B - Trench-exposures.

The trenching consists on an excavation of a fault exposure [with a depth of » 4 m and a length ranging from 10 to 100 m] which permits a detailed logging of the trench-walls (using 1 m² wire grid placed on the wall) and a precise reconstruction of the successive coseismic displacements in the past. The interaction between sedimentary processes (erosional/depositional) and tectonic deformation can be described, with a particular attention given to primary as well as secondary evidences for the paleoseismic activity. A collection of samples from each significant sedimentary unit can be analysed for both the mechanical behaviour tests (laboratory tests) and radiometric dating (¹⁴C dating being the most commonly used in the case of samples with rich carbon content).

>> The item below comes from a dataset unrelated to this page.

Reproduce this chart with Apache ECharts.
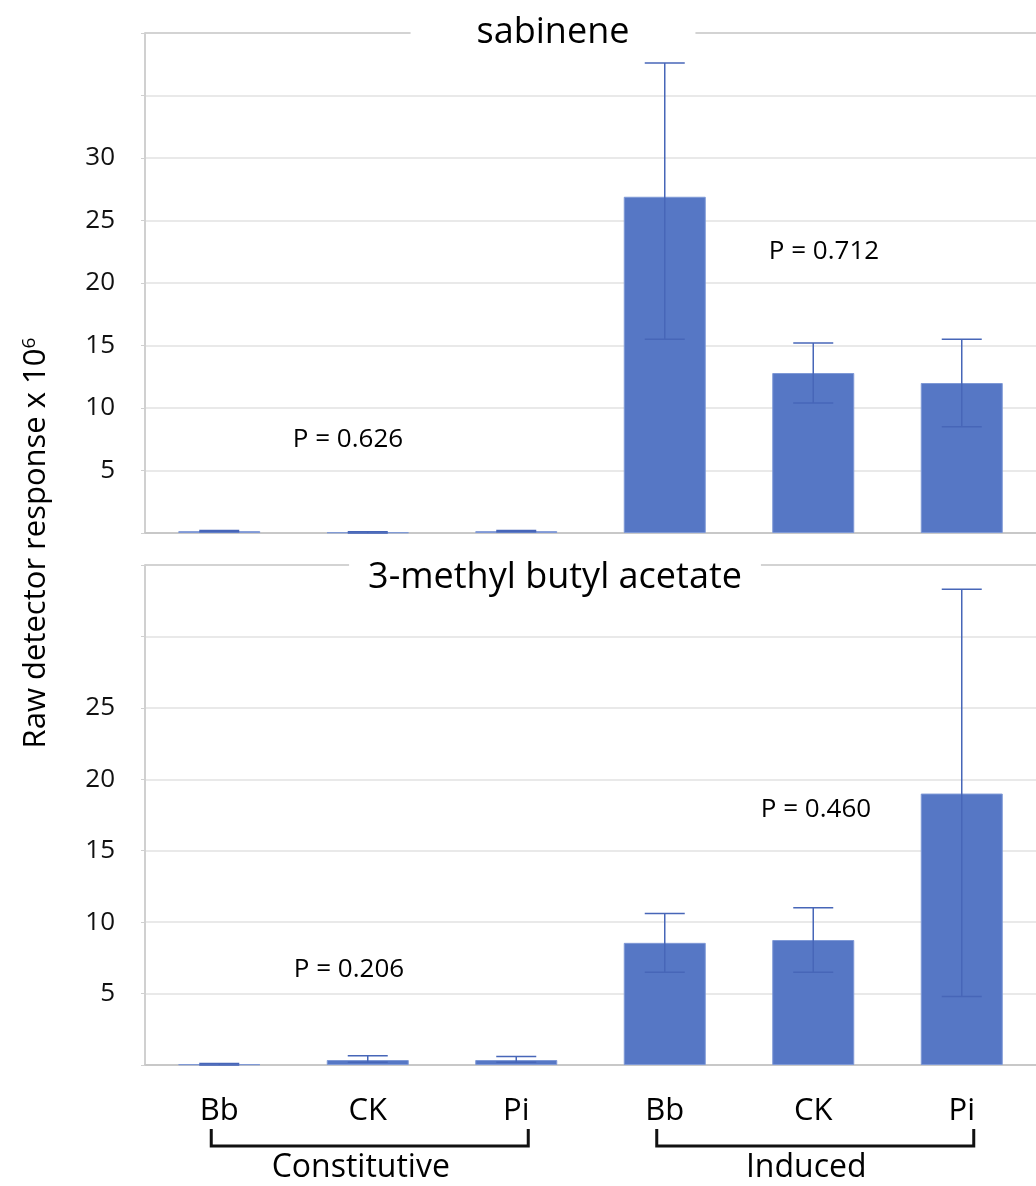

This technique is presently utilized worldwide in the active zones.

C - Secondary evidence can be of primary importance.

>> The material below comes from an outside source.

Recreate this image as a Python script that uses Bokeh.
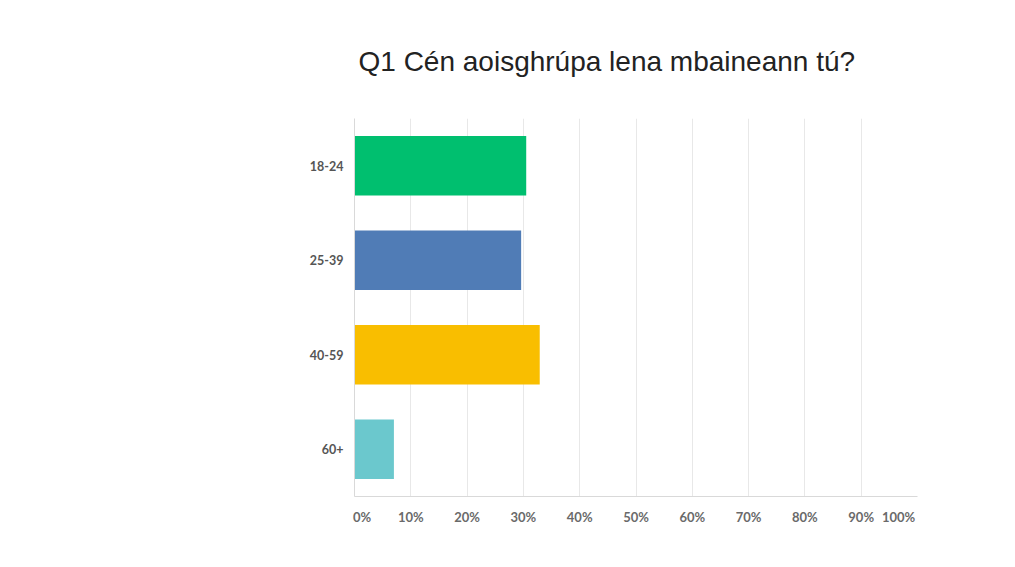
from bokeh.plotting import figure
from bokeh.models import FactorRange, Range1d, FixedTicker
from bokeh.embed import file_html
from bokeh.resources import INLINE

categories = ["18-24", "25-39", "40-59", "60+"]
values = [30.5, 29.6, 32.9, 7.0]
colors = ["#00BF6F", "#507CB6", "#F9BE00", "#6BC8CD"]
x_ticks = [0, 10, 20, 30, 40, 50, 60, 70, 80, 90, 100]
x_tick_labels = {t: f"{t}%" for t in x_ticks}
x_tick_labels[0] = "\u2007\u20070%"
x_tick_labels[100] = "100%\u2007\u2007\u2007\u2007\u2007"
title_text = "Q1 Cén aoisghrúpa lena mbaineann tú?"

p = figure(
    width=999, height=551,
    y_range=FactorRange(factors=list(reversed(categories)), range_padding=0),
    x_range=Range1d(0, 100),
    output_backend="svg", toolbar_location=None,
    min_border_left=354, min_border_right=82,
    min_border_top=118, min_border_bottom=55,
)
p.hbar(y=categories, right=values, left=0, height=0.63, color=colors, line_color=None)

p.title.text = title_text
p.title.align = "left"
p.title.text_font = "Liberation Sans"
p.title.text_font_size = "28px"
p.title.text_font_style = "normal"
p.title.text_color = "#222222"
p.title.standoff = 83
p.title.offset = 4

p.xaxis.ticker = FixedTicker(ticks=x_ticks)
p.xaxis.major_label_overrides = x_tick_labels
p.xaxis.major_tick_line_color = None
p.xaxis.minor_tick_line_color = None
p.xaxis.axis_line_color = "#d9d9d9"
p.xaxis.major_label_text_font = "Lato"
p.xaxis.major_label_text_font_style = "bold"
p.xaxis.major_label_text_font_size = "13px"
p.xaxis.major_label_text_color = "#6a6a6a"
p.xaxis.major_label_standoff = 6

p.yaxis.major_tick_line_color = None
p.yaxis.minor_tick_line_color = None
p.yaxis.axis_line_color = "#d9d9d9"
p.yaxis.major_label_text_font = "Lato"
p.yaxis.major_label_text_font_style = "bold"
p.yaxis.major_label_text_font_size = "12.5px"
p.yaxis.major_label_text_color = "#555555"
p.yaxis.major_label_standoff = 5

p.xgrid.grid_line_color = "#e8e8e8"
p.ygrid.grid_line_color = None
p.outline_line_color = None
p.background_fill_color = "white"
p.border_fill_color = "white"

open("out.html", "w").write(file_html(p, INLINE))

Sometimes, when active faults do not appear at the surface, various evidence of earthquake-induced effects can be used to determine the occurrence of damaging earthquakes. This evidence can also be correlated to the successive coseismic displacements observed along visible surface faulting and in trenches.

• Liquefaction, flooding and landslides. An extended literature exists concerning the 1811-1812 large earthquake sequence of New Madrid, in the continental interior of the American plate (central U.S.A.). The largest magnitude attributed to the earthquake (M ( 7.8 - 8.3 ) is partly based on the detailed study of liquefaction features which correspond to an upward-directed hydraulic force suddenly applied to wet and saturated soft sediments (McCalpin, 1996). Paleoearthquake-induced flooding comparable to the one related to the Ms 7.3 El Asnam earthquake (Atlas mountains of Algeria) were also retrieved in trench-excavations by means of successive flood deposits; these deposits were also warped and faulted during the Holocene (Meghraoui and Doumaz, 1996). In the absence of any direct evidence of faulting, these effects that may also include landslides are extensively described in several seismogenic zones and they constitute a powerful tool for the retrieval of past earthquakes.
• Speleothems. Deformation (warping), ruptures and differential growth of stalagmites and stalactites in caves and buried ancient constructions can be a remarkable source of information on the occurrence of historic and prehistoric earthquakes. Postpichl et al. (1991) developped a methodology using the dating of different generations of tilted and collapsed speleothems attributed to paleoearthquakes of central Italy. Cave deposits in Europe typically range in age from present-day to over 10 My; precise Uranium/thorium series dating of speleothem calcite allows to place in absolute time scale events that occurred up to 500,000 years Before Present, which commonly are not preserved at the surface. Meso- and microstructural characteristics, morphology, textural and sedimentological features of cave deposits enable us to recognize and characterise any post-depositional disturbances. When correlated with historical seismic catalogues and paleoseismological analyses, the study of speleothems provides substantial data on the size, extension and return period of large earthquakes in a region.
• Archaeoseismology. This method is applied in regions of rich archeological buildings, monument and man-made objects around the Mediterranean and can also be applied in some other regions of Europe. It consists on the evaluation of archeologic damage or faulted archeologic sites as demonstrated in deformed ancient graves in Greece (Stiros and Jones, 1996), and the detailed study of the Nimes Roman aquaduct in France (Levret et al., 1996). Although some controversies exist on the seismic versus nonseismic causes of damaged ancient constructions, the study of archeological sites represents an important source of information for the identification of paleoearthquakes.